Concurring - Justice Eakin
Yes, the prosecutor's argument was improper and a new penalty hearing is warranted in this case, but the court should not adopt a per se rule. While agreeing that “send a message” arguments are improper, creating a rigid per se rule is unwise and goes against the modern legal trend of using a more flexible “totality of the circumstances” test to evaluate potential errors. A per se rule will inevitably lead to more litigation over what qualifies as a “message sending” argument and creates a host of potential complications. The existing jurisprudence is sufficient to handle such misconduct without resorting to a bright-line rule that may prove unworkable.
Analysis:
This decision establishes a new per se rule in Pennsylvania capital jurisprudence, making any prosecutorial argument in the penalty phase that asks the jury to “send a message” automatically reversible error.

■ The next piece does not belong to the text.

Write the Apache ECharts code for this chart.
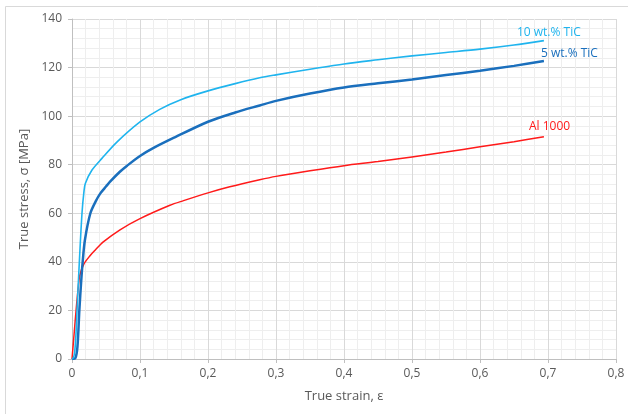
<!DOCTYPE html>
<html>
<head>
<meta charset="utf-8">
<script src="https://cdn.jsdelivr.net/npm/echarts@6/dist/echarts.min.js"></script>
<style>html,body{margin:0;padding:0;background:#fff}#c{width:628px;height:414px}</style>
</head>
<body>
<div id="c"></div>
<script>
const seriesNames = ['10 wt.% TiC', '5 wt.% TiC', 'Al 1000'];
const xTicks = [0, 0.1, 0.2, 0.3, 0.4, 0.5, 0.6, 0.7, 0.8];
const yTicks = [0, 20, 40, 60, 80, 100, 120, 140];

const tic10 = [[0,0],[0.002,0.5],[0.004,3],[0.006,11],[0.0074,20],[0.0108,40],[0.0147,60],[0.0176,69],[0.0196,72.3],[0.0294,77.8],[0.044,82.6],[0.066,89.3],[0.1,97.6],[0.129,102.8],[0.16,106.8],[0.2,110.4],[0.24,113.4],[0.276,115.8],[0.3,117],[0.35,119.3],[0.4,121.5],[0.45,123.2],[0.5,124.8],[0.55,126.2],[0.6,127.6],[0.65,129.3],[0.694,131.1]];
const tic5 = [[0,0],[0.005,0.4],[0.008,5],[0.0108,20],[0.0135,32],[0.0157,40],[0.019,49],[0.027,60],[0.035,65],[0.0417,68.2],[0.05,71],[0.056,73],[0.07,77],[0.081,79.6],[0.1,83.6],[0.12,86.9],[0.147,90.7],[0.2,97.7],[0.24,101.5],[0.276,104.4],[0.3,106.3],[0.35,109.3],[0.4,111.8],[0.45,113.5],[0.5,115.1],[0.55,116.9],[0.6,118.7],[0.65,120.7],[0.694,122.7]];
const al1000 = [[0,0],[0.003,10],[0.006,20],[0.009,29],[0.0115,34.5],[0.0172,39],[0.0265,42.5],[0.034,44.8],[0.046,48.2],[0.0706,53.2],[0.1,57.8],[0.144,63.3],[0.164,65.2],[0.2,68.4],[0.232,70.9],[0.276,73.8],[0.3,75.2],[0.35,77.5],[0.4,79.6],[0.45,81.3],[0.5,83.2],[0.55,85.2],[0.6,87.4],[0.65,89.5],[0.694,91.5]];

const FONT = 'Open Sans';
const chart = echarts.init(document.getElementById('c'), null, {renderer: 'canvas'});

function mkSeries(name, data, color, width, offset) {
  return {
    name: name, type: 'line', data: data, showSymbol: false,
    smooth: 0.3,
    lineStyle: {color: color, width: width}, itemStyle: {color: color},
    animation: false,
    endLabel: {show: true, formatter: name, color: color, fontFamily: FONT, fontSize: 12,
      align: 'left', verticalAlign: 'middle', offset: offset}
  };
}

chart.setOption({
  animation: false,
  backgroundColor: '#fff',
  grid: {left: 72, right: 12, top: 19, bottom: 55},
  graphic: [{type: 'rect', shape: {x: 5.5, y: 6.5, width: 640, height: 420}, style: {fill: 'none', stroke: '#d9d9d9', lineWidth: 1}, silent: true, z: -1}],
  xAxis: {
    type: 'value', min: xTicks[0], max: xTicks[xTicks.length-1], interval: 0.1,
    name: 'True strain, ε', nameLocation: 'middle', nameGap: 31,
    nameTextStyle: {color: '#595959', fontFamily: FONT, fontSize: 13},
    axisLine: {show: true, lineStyle: {color: '#bfbfbf'}},
    axisTick: {show: true, length: 4, lineStyle: {color: '#bfbfbf'}},
    axisLabel: {color: '#595959', fontFamily: FONT, fontSize: 12, margin: 9,
      formatter: v => String(Math.round(v*10)/10).replace('.', ',')},
    splitLine: {show: true, lineStyle: {color: '#d9d9d9'}},
    minorTick: {show: true, splitNumber: 5, length: 0},
    minorSplitLine: {show: true, lineStyle: {color: '#eeeeee'}}
  },
  yAxis: {
    type: 'value', min: yTicks[0], max: yTicks[yTicks.length-1], interval: 20,
    name: 'True stress, σ [MPa]', nameLocation: 'middle', nameGap: 37,
    nameTextStyle: {color: '#595959', fontFamily: FONT, fontSize: 13},
    axisLine: {show: true, lineStyle: {color: '#bfbfbf'}},
    axisTick: {show: true, length: 4, lineStyle: {color: '#bfbfbf'}},
    axisLabel: {color: '#595959', fontFamily: FONT, fontSize: 12, margin: 10},
    splitLine: {show: true, lineStyle: {color: '#d9d9d9'}},
    minorTick: {show: true, splitNumber: 5, length: 0},
    minorSplitLine: {show: true, lineStyle: {color: '#eeeeee'}}
  },
  series: [
    mkSeries(seriesNames[2], al1000, '#ff1a1a', 1.5, [-23, -10]),
    mkSeries(seriesNames[1], tic5, '#1a6fbd', 2.5, [-11, -7]),
    mkSeries(seriesNames[0], tic10, '#1fb4ee', 1.6, [-35, -8])
  ]
});
</script>
</body>
</html>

This elevates the prohibition from a strongly discouraged practice to a bright-line rule, similar to the court's ban on religious arguments in Commonwealth v. Chambers. The ruling puts prosecutors on strict notice that such rhetoric is off-limits and eliminates the need for case-by-case analysis of whether the comment was prejudicial enough to have affected the outcome. It significantly strengthens protections for capital defendants against inflammatory and extra-legal prosecutorial arguments during the critical sentencing phase.